By Rachel Tannenbaum
    Almost a year into its first year of a lease, the La Ley Sports has pumped $4 million into the former Homestead Sports Complex, now La Ley Sports Complex, in multiple components.
   According to the lease document from the City of Homestead, La Ley Sports signed a seven-year contract with the city from July 14, 2011, to July 14, 2018. The lease is in conjunction with the purchase agreement, which says La Ley Sports will buy the complex for $16 million by the end of the lease.
   The agreement says La Ley will operate, develop and improve property during the lease in an anticipation of its purchase prior to the expiration of the term.
   The complex officially opened under La Ley last June 17, when baseball teams for youths 8 to 18 came from across the US as well as Japan, Taiwan, Puerto Rico, Nicaragua, Venezuela, Colombia, Panama and even Cuba to compete until Aug. 12.
   "Last summer more than 500 teams successfully came to the complex," said President John H. Ruiz. "Next year we hope to have over 1,000 teams."
   Before La Ley signed the lease with the city, it invested about $1 million in renovations.

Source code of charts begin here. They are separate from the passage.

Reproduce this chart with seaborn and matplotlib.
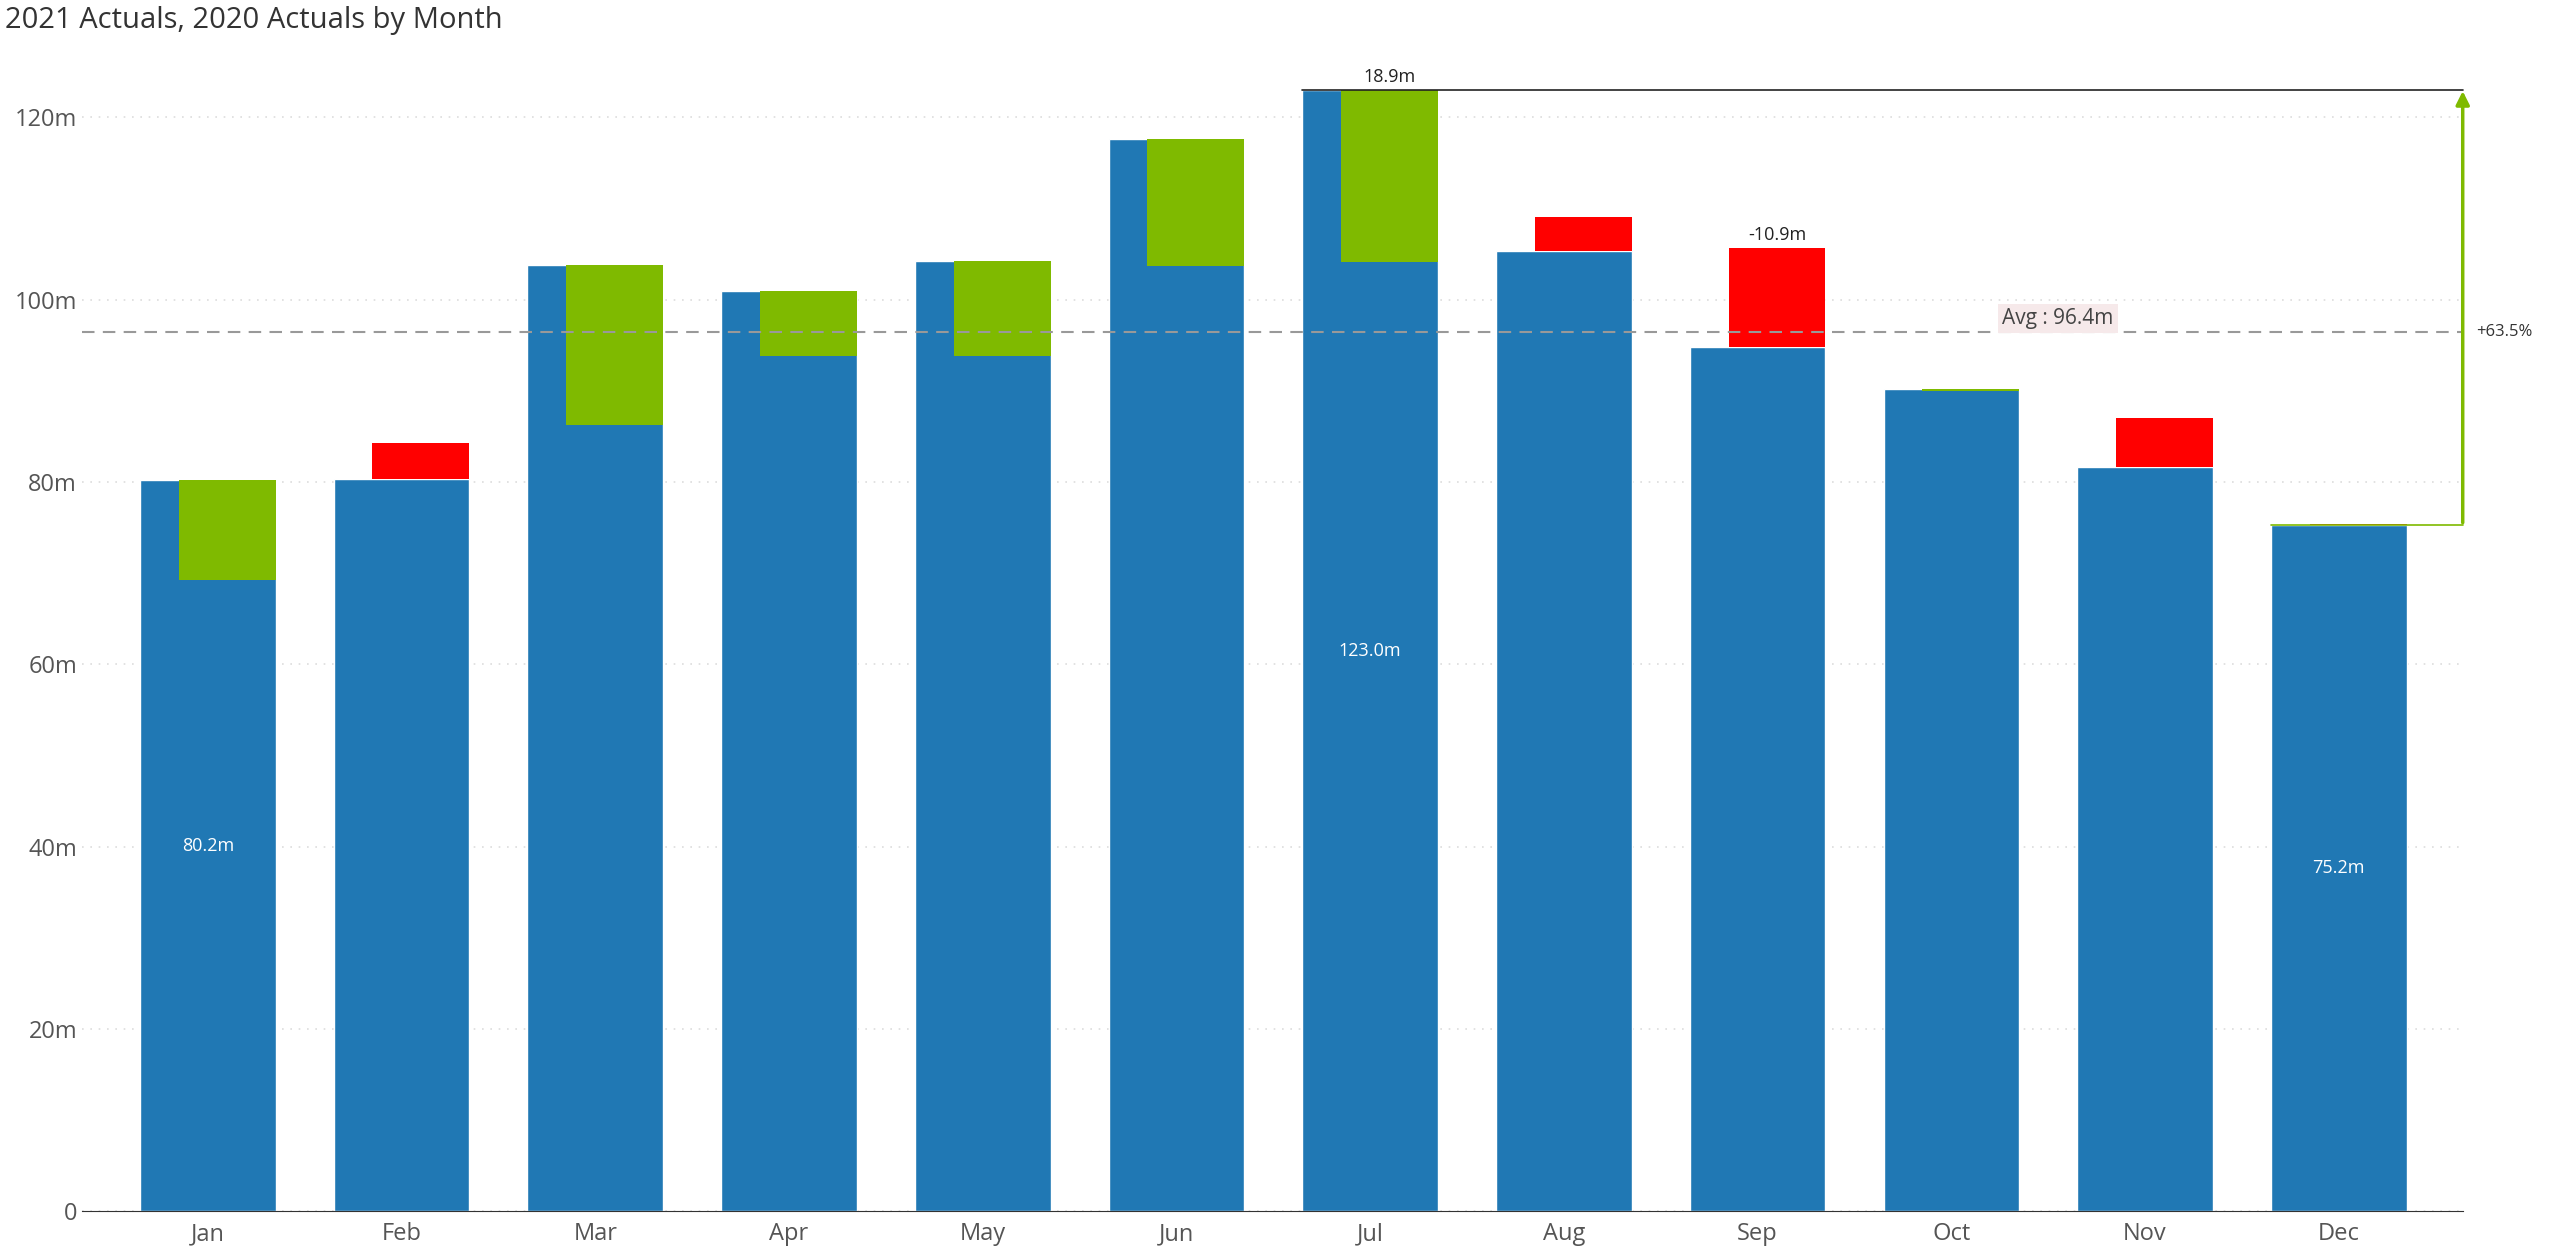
import matplotlib
matplotlib.use("Agg")
import matplotlib.pyplot as plt
import seaborn as sns
import pandas as pd
import numpy as np

# values in millions
months = ["Jan", "Feb", "Mar", "Apr", "May", "Jun", "Jul", "Aug", "Sep", "Oct", "Nov", "Dec"]
actual_2021 = [80.2, 80.3, 103.8, 101.0, 104.2, 117.6, 123.0, 105.3, 94.8, 90.2, 81.6, 75.23]
actual_2020 = [69.2, 84.3, 86.3, 93.8, 93.8, 103.7, 104.1, 109.1, 105.7, 90.0, 87.0, 75.4]
inside_labels = {"Jan": "80.2m", "Jul": "123.0m", "Dec": "75.2m"}
top_labels = {"Jul": "18.9m", "Sep": "-10.9m"}

BLUE = "#2078B4"
GREEN = "#7FBA00"
RED = "#FF0000"

df = pd.DataFrame({"month": months, "ac": actual_2021, "py": actual_2020})

sns.set_style("white")
plt.rcParams['font.family'] = ['Open Sans', 'DejaVu Sans']

fig = plt.figure(figsize=(25.6, 12.55), dpi=100)
ax = fig.add_axes([0.032, 0.035, 0.93, 0.915])

sns.barplot(data=df, x="month", y="ac", color=BLUE, width=0.7, saturation=1, ax=ax)

# variance overlay on the right part of each bar
x = np.arange(len(months))
delta = df["ac"] - df["py"]
lo = np.minimum(df["ac"], df["py"])
colors = [GREEN if d >= 0 else RED for d in delta]
ax.bar(x + 0.1, delta.abs(), bottom=lo, width=0.5, color=colors, linewidth=0)

for i, m in enumerate(months):
    if m in inside_labels:
        ax.text(i, df["ac"][i] / 2, inside_labels[m], color="white", ha="center",
                va="center", fontsize=13)
    if m in top_labels:
        ax.text(i + 0.1, max(df["ac"][i], df["py"][i]) + 0.4, top_labels[m],
                ha="center", va="bottom", fontsize=13, color="#222222")

# average line
avg = df["ac"].mean()
ax.axhline(avg, color="#999999", linestyle=(0, (6, 4)), linewidth=1.5, zorder=3)
ax.text(10.3 - 0.75, avg + 1.5, f"Avg : {avg:.1f}m", ha="center", va="center",
        fontsize=15, color="#444444",
        bbox=dict(boxstyle="square,pad=0.2", fc="#F6E9EA", ec="none"))

# max vs min comparison
imax, imin = int(df["ac"].idxmax()), int(df["ac"].idxmin())
xr = 11.64
ax.plot([imax - 0.35, xr], [df["ac"][imax]] * 2, color="#222222", lw=1.2, clip_on=False)
ax.plot([imin - 0.35, xr], [df["ac"][imin]] * 2, color=GREEN, lw=1.2, clip_on=False)
ax.annotate("", xy=(xr, df["ac"][imax] + 0.2), xytext=(xr, df["ac"][imin]),
            arrowprops=dict(arrowstyle="-|>", color=GREEN, lw=2.5, mutation_scale=20),
            annotation_clip=False)
pct = (df["ac"][imax] / df["ac"][imin] - 1) * 100
ax.text(xr + 0.07, avg, f"+{pct:.1f}%", ha="left", va="center", fontsize=12,
        color="#333333", clip_on=False)

ax.set_xlim(-0.65, 11.64)
ax.set_ylim(0, 126)
ax.set_yticks(range(0, 121, 20))
ax.set_yticklabels(["0"] + [f"{v}m" for v in range(20, 121, 20)])
ax.yaxis.grid(True, color="#DDDDDD", linestyle=(0, (1, 4)), linewidth=1.2)
ax.set_axisbelow(True)
ax.set_xlabel("")
ax.set_ylabel("")
for s in ["top", "right", "left"]:
    ax.spines[s].set_visible(False)
ax.spines["bottom"].set_color("#333333")
ax.tick_params(axis="both", labelsize=17, colors="#555555", length=0)
ax.tick_params(axis="x", pad=8)

fig.text(0.002, 0.995, "2021 Actuals, 2020 Actuals by Month", ha="left", va="top",
         fontsize=21, color="#333333")

fig.savefig("out.png", dpi=100)
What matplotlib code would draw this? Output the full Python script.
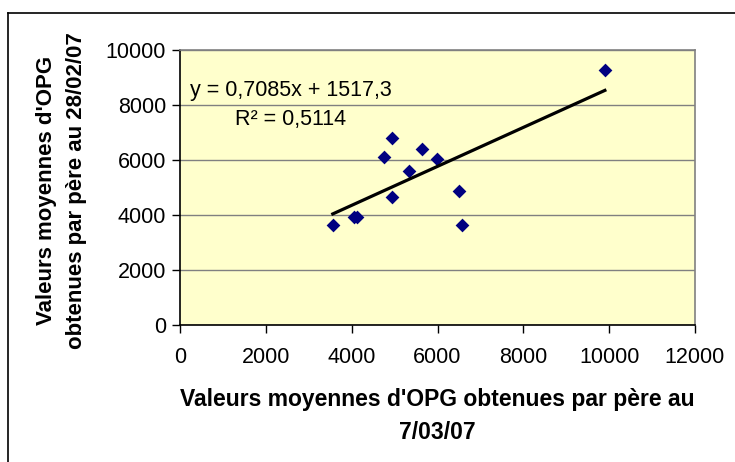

They included redoing all the seating, all the suites and painting the entire outside of the stadium.
   La Ley has also replaced broken lighting, built a baseball diamond for children 7 to 13 and retrofitted the complex so it can transmit games in high definition as well as redoing the sound system, the dugouts, the locker rooms, all the interior offices and all the fields behind the main stadium.
   "We have also created an afterschool kids care," Mr. Ruiz said.
   The city built the baseball stadium, centerpiece of the complex, in 1991 as spring training home for Major League Baseball's Cleveland Indians. About $12 million of the $22 million construction cost was wrested from the City of Miami Beach when courts ruled it had to give Homestead tourist tax collections after Miami Beach reneged on a deal to give a surplus from the county's 3% resort tax pool to Homestead.
   The complex sustained about $6.2 million in damage in 1992 from Hurricane Andrew. After it was rebuilt, the Indians decided not to move in. After that, the stadium served a variety of uses, including as a backdrop for reality television and a set in the Oliver Stone movie "Any Given Sunday."
   Homestead had thereafter tried to pitch the rebuilt stadium to professional soccer and to professional baseball teams for spring training to no avail.
   Mr. Ruiz said that the response from the city has been pretty good.
   "The economy makes things harder than we would want. The speed isn't what we expected," Mr. Ruiz said. "But the kids absolutely love it."